Dictionnaire de Trévoux/6e édition, 1771/CHAM

La bibliothèque libre.
Jésuites et imprimeurs de Trévoux
(2p. 402-403).
◄  CHALYBÉ
CHAMADE  ►

CHAM. s. m. Cham, Chamus. Prononcez Cam. Cham est l’un des trois fils de Noé qui repeuplèrent la terre après le déluge, & qui fut maudit de son père pour l’avoir insulté d’une manière peu séante, pendant le sommeil que lui causa l’ivresse, dont il est parlé dans la Genese, IX. Il étoit l’aîné des deux autres : Sem est appelé l’aîné de Japhet seul, non pas de Japhet & de Cham, Gen.

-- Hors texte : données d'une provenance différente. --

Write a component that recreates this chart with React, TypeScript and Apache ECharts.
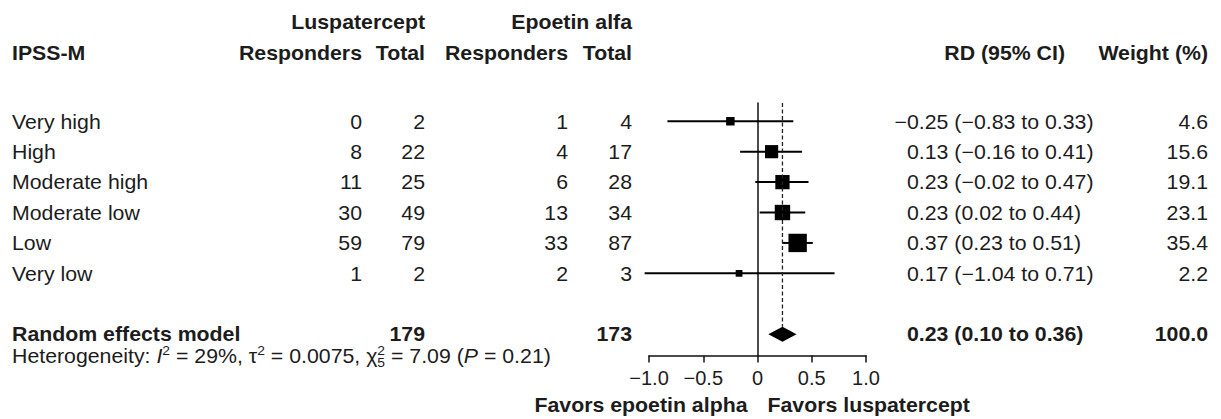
import React, { useEffect, useRef } from "react";
import * as echarts from "echarts";

// ---------- data ----------
const subgroups = ["Very high", "High", "Moderate high", "Moderate low", "Low", "Very low"];
const lusResp = [0, 8, 11, 30, 59, 1];
const lusTotal = [2, 22, 25, 49, 79, 2];
const epoResp = [1, 4, 6, 13, 33, 2];
const epoTotal = [4, 17, 28, 34, 87, 3];
// position of the square as drawn in the figure
const rdEstPlotted = [-0.25, 0.13, 0.23, 0.23, 0.37, -0.17];
// estimate as printed in the RD column
const rdEstPrinted = [-0.25, 0.13, 0.23, 0.23, 0.37, 0.17];
const rdLow = [-0.83, -0.16, -0.02, 0.02, 0.23, -1.04];
const rdHigh = [0.33, 0.41, 0.47, 0.44, 0.51, 0.71];
const weights = [4.6, 15.6, 19.1, 23.1, 35.4, 2.2];
const pooledRD = [0.23, 0.1, 0.36]; // est, low, high
const pooledTotals = [179, 173];
const pooledWeight = 100.0;
const hetI2 = 29;
const hetTau2 = 0.0075;
const hetChi2 = 7.09;
const hetDf = 5;
const hetP = 0.21;
const xTicks = [-1, -0.5, 0, 0.5, 1];

// ---------- style ----------
const FONT = '"Liberation Sans", Arial, Helvetica, sans-serif';
const FS = 20;
const SX = 1.065;
const INK = "#1c1c1c";

const fmt2 = (v: number) => (v < 0 ? "\u2212" : "") + Math.abs(v).toFixed(2);
const fmtTick = (v: number) => (v === 0 ? "0" : (v < 0 ? "\u2212" : "") + Math.abs(v).toFixed(1));

let ctx: CanvasRenderingContext2D | null = null;
function measure(text: string, bold = false, italic = false, size = FS) {
  if (!ctx) ctx = document.createElement("canvas").getContext("2d");
  if (!ctx) return text.length * size * 0.55;
  ctx.font = `${italic ? "italic " : ""}${bold ? "bold " : ""}${size}px ${FONT}`;
  return ctx.measureText(text).width;
}

function txt(
  text: string,
  x: number,
  y: number,
  o: { bold?: boolean; italic?: boolean; align?: string; size?: number } = {}
) {
  return {
    type: "text",
    x,
    y,
    scaleX: SX,
    silent: true,
    style: {
      text,
      fill: INK,
      fontSize: o.size || FS,
      fontFamily: FONT,
      fontWeight: o.bold ? "bold" : "normal",
      fontStyle: o.italic ? "italic" : "normal",
      align: o.align || "left",
      textAlign: o.align || "left",
      verticalAlign: "middle",
      textVerticalAlign: "middle",
    },
  };
}

export default function App() {
  const ref = useRef<HTMLDivElement>(null);

  useEffect(() => {
    if (!ref.current) return;
    const chart = echarts.init(ref.current, null, { renderer: "svg" });
    const SUM_ROW = 7;
    const Y_MIN = -0.6;

    chart.setOption({
      animation: false,
      backgroundColor: "#ffffff",
      grid: { left: 649, width: 217, top: 103, height: 252.5, containLabel: false },
      xAxis: {
        type: "value",
        min: -1,
        max: 1,
        interval: 0.5,
        axisLine: { show: true, onZero: false, lineStyle: { color: "#111", width: 1.5 } },
        axisTick: { show: true, length: 7, lineStyle: { color: "#111", width: 1.5 } },
        axisLabel: {
          fontSize: 20,
          color: INK,
          fontFamily: FONT,
          margin: 12,
          formatter: (v: number) => (xTicks.includes(v) ? fmtTick(v) : ""),
        },
        splitLine: { show: false },
      },
      yAxis: {
        type: "value",
        inverse: true,
        min: Y_MIN,
        max: 7.7,
        axisLine: { show: true, onZero: true, lineStyle: { color: "#111", width: 1.5 } },
        axisTick: { show: false },
        axisLabel: { show: false },
        splitLine: { show: false },
      },
      series: [
        {
          type: "custom",
          clip: false,
          encode: { x: [1, 2, 3], y: 0 },
          data: subgroups.map((_, i) => [i, rdEstPlotted[i], rdLow[i], rdHigh[i], weights[i]]),
          renderItem: (params: any, api: any) => {
            const row = api.value(0);
            const pE = api.coord([api.value(1), row]);
            const pL = api.coord([api.value(2), row]);
            const pH = api.coord([api.value(3), row]);
            const s = 2.9 + 2.6 * Math.sqrt(api.value(4));
            return {
              type: "group",
              children: [
                {
                  type: "line",
                  shape: { x1: pL[0], y1: pL[1], x2: pH[0], y2: pH[1] },
                  style: { stroke: "#000", lineWidth: 2 },
                },
                {
                  type: "rect",
                  shape: { x: pE[0] - s / 2, y: pE[1] - s / 2, width: s, height: s },
                  style: { fill: "#000" },
                },
              ],
            };
          },
        },
        {
          type: "custom",
          clip: false,
          encode: { x: [1, 2, 3], y: 0 },
          data: [[SUM_ROW, pooledRD[0], pooledRD[1], pooledRD[2]]],
          renderItem: (params: any, api: any) => {
            const row = api.value(0);
            const est = api.value(1);
            const pE = api.coord([est, row]);
            const pL = api.coord([api.value(2), row]);
            const pH = api.coord([api.value(3), row]);
            const pTop = api.coord([est, Y_MIN]);
            const h = 7.5;
            return {
              type: "group",
              children: [
                {
                  type: "line",
                  shape: { x1: pE[0], y1: pTop[1], x2: pE[0], y2: pE[1] - h },
                  style: { stroke: "#222", lineWidth: 1.3, lineDash: [4, 2.5] },
                },
                {
                  type: "polygon",
                  shape: {
                    points: [
                      [pL[0], pL[1]],
                      [pE[0], pE[1] - h],
                      [pH[0], pH[1]],
                      [pE[0], pE[1] + h],
                    ],
                  },
                  style: { fill: "#000" },
                },
              ],
            };
          },
        },
      ],
    });

    // ---------- table text ----------
    const rowY = (r: number) => chart.convertToPixel({ yAxisIndex: 0 }, r) as number;
    const zeroX = chart.convertToPixel({ xAxisIndex: 0 }, 0) as number;

    const COL_LABEL = 12;
    const COL_LR = 362;
    const COL_LT = 425;
    const COL_ER = 568;
    const COL_ET = 632;
    const COL_RD = 907;
    const COL_RD_HEAD = 1065;
    const COL_W = 1208;
    const H1 = 22;
    const H2 = 53;

    const els: any[] = [];
    els.push(txt("Luspatercept", COL_LT, H1, { bold: true, align: "right" }));
    els.push(txt("Epoetin alfa", COL_ET, H1, { bold: true, align: "right" }));
    els.push(txt("IPSS-M", COL_LABEL, H2, { bold: true }));
    els.push(txt("Responders", COL_LR, H2, { bold: true, align: "right" }));
    els.push(txt("Total", COL_LT, H2, { bold: true, align: "right" }));
    els.push(txt("Responders", COL_ER, H2, { bold: true, align: "right" }));
    els.push(txt("Total", COL_ET, H2, { bold: true, align: "right" }));
    els.push(txt("RD (95% CI)", COL_RD_HEAD, H2, { bold: true, align: "right" }));
    els.push(txt("Weight (%)", COL_W, H2, { bold: true, align: "right" }));

    const minusW = measure("\u2212") * SX;
    subgroups.forEach((g, i) => {
      const y = rowY(i);
      els.push(txt(g, COL_LABEL, y));
      els.push(txt(String(lusResp[i]), COL_LR, y, { align: "right" }));
      els.push(txt(String(lusTotal[i]), COL_LT, y, { align: "right" }));
      els.push(txt(String(epoResp[i]), COL_ER, y, { align: "right" }));
      els.push(txt(String(epoTotal[i]), COL_ET, y, { align: "right" }));
      const rd = `${fmt2(rdEstPrinted[i])} (${fmt2(rdLow[i])} to ${fmt2(rdHigh[i])})`;
      els.push(txt(rd, COL_RD - (rdEstPrinted[i] < 0 ? minusW : 0), y));
      els.push(txt(weights[i].toFixed(1), COL_W, y, { align: "right" }));
    });

    const ys = rowY(SUM_ROW);
    els.push(txt("Random effects model", COL_LABEL, ys, { bold: true }));
    els.push(txt(String(pooledTotals[0]), COL_LT, ys, { bold: true, align: "right" }));
    els.push(txt(String(pooledTotals[1]), COL_ET, ys, { bold: true, align: "right" }));
    els.push(
      txt(`${fmt2(pooledRD[0])} (${fmt2(pooledRD[1])} to ${fmt2(pooledRD[2])})`, COL_RD, ys, { bold: true })
    );
    els.push(txt(pooledWeight.toFixed(1), COL_W, ys, { bold: true, align: "right" }));

    // heterogeneity line
    const yh = ys + 22;
    const SUP = 13;
    const segs: any[] = [
      { t: "Heterogeneity: " },
      { t: "I", it: true },
      { t: "2", sup: true },
      { t: ` = ${hetI2}%, \u03c4` },
      { t: "2", sup: true },
      { t: ` = ${hetTau2}, \u03c7` },
      { stack: ["2", String(hetDf)] },
      { t: ` = ${hetChi2.toFixed(2)} (` },
      { t: "P", it: true },
      { t: ` = ${hetP.toFixed(2)})` },
    ];
    let cx = COL_LABEL;
    segs.forEach((s) => {
      if (s.stack) {
        els.push(txt(s.stack[0], cx, yh - 6, { size: SUP }));
        els.push(txt(s.stack[1], cx, yh + 6, { size: SUP }));
        cx += Math.max(measure(s.stack[0], false, false, SUP), measure(s.stack[1], false, false, SUP)) * SX;
      } else if (s.sup) {
        els.push(txt(s.t, cx, yh - 6, { size: SUP }));
        cx += measure(s.t, false, false, SUP) * SX;
      } else {
        els.push(txt(s.t, cx, yh, { italic: !!s.it }));
        cx += measure(s.t, false, !!s.it) * SX;
      }
    });

    // favours labels
    const yf = 405;
    els.push(txt("Favors epoetin alpha", zeroX - 10, yf, { bold: true, align: "right" }));
    els.push(txt("Favors luspatercept", zeroX + 10, yf, { bold: true }));

    chart.setOption({ graphic: { elements: els } });

    return () => chart.dispose();
  }, []);

  return (
    <div
      ref={ref}
      style={{ position: "absolute", left: 0, top: 0, width: 1221, height: 419, background: "#fff" }}
    />
  );
}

X, 21. Et parce que Noé eut l’un de ses trois fils à 500 ans, ce ne fut point Sem, car il ne naquit que l’an 502 de son père Noé, puisqu’il n’avoit que 100 ans, deux ans après le déluge, qui arriva la 609e année de Noé, Gen. XI, 10. Ce fut encore moins Japhet, puisqu’il étoit cadet de Sem. Il faut donc que Cham ait été l’aîné des trois. Sa postérité occupa l’Afrique, l’Egypte, l’Arabie heureuse & la Palestine, ou terre de Chanaan, & régna même à Babylone, comme on le voit par les noms des peuples qui les habiterent, & qui sont les enfans de Cham, Gen. X, 6, 7, 8. L’Egypte même est appelée dans l’Ecriture, les Tentes de Cham, Ps. LXXVII, 51 ; & Terre de Cham, Ps. CIV, 23, 27, CV, 22 ; & dans Plutarque Chemie. De-là encore, selon Bochart, Phaleg, L. IV, c. 1, les noms de Chemmis, Psochemmis, Psittachemmis, donnés à des cantons ou contrées d’Egypte. De-là les noms d’Hammon ; & celui d’Ἡρμοχύμιος, dans Etienne de Byzance. Le P. Lubin s’est trompé, quand il a cru que la terre de Cham dans les Pseaumes n’étoit que la terre de Gessen, petite partie de l’Egypte où habitèrent les Israëlites. C’est toute l’Egypte. Voyez de Muis, Piscator, Gejerus & Bochart, à l’endroit cité ; & en effet David, Ps. CIV, 23, prend ces deux mots מצרים, Egypte, & ארץ חם, Terre de Cham, comme synonymes. Le prétendu Bérose dit que Cham est le même que Zoroastre, l’inventeur de la Magie. L’Arabe Abenephius dit que c’est aussi l’Osiris des Egyptiens, & le feu que les Perses adoroient. Voyez le P. Kirker, Œdip. Ægypt. Tom. I, p. 84.

CHAM. s. m. est le titre qu’on donne aux Princes souverains de Tartarie. Prononcez Kam. Plusieurs même l’écrivent ainsi, comme les Auteurs des Relations de Crimée qui se voient dans les nouveaux Mémoires des Missions du Levant, imprimés en 1715. Chamus Scytharum ad Orientem, Scythiæ ad ortum Imperator. Le grand Cham des Tartares. Le Cham des petits Tartares. Cingis a été le plus fameux des Tartares. Il vivoit du temps de Saint Louis, & est l’auteur de la race des Rois de Perse & des Mogols d’aujourd’hui.

Quand le Cham de Tartarie a dîné, un héraut crie que tous les Princes de la terre peuvent aller dîner, si bon leur semble ; & ce Prince, qui ne mange que du lait, qui n’a pas de maison, qui ne vit que de brigandage, regarde tous les Rois du monde comme ses esclaves, & les insulte régulièrement deux fois par jour. Montesq.

Ce mot, en langue sclavonne, signifie Empereur, comme le dit Vincent de Beauvais. M. Sperlingius, dans sa Dissertation sur la majesté du nom Danois Koning, qui signifie Roi, croit qu’on pourroit tirer de-là le nom de Cham des Tartares, & qu’on a dit dans le Septentrion Kan, Konnen, Konge, Konning.

Cham est aussi le nom que l’on donne en Perse aux grands Seigneurs de la Cour, & aux Gouverneurs des Provinces.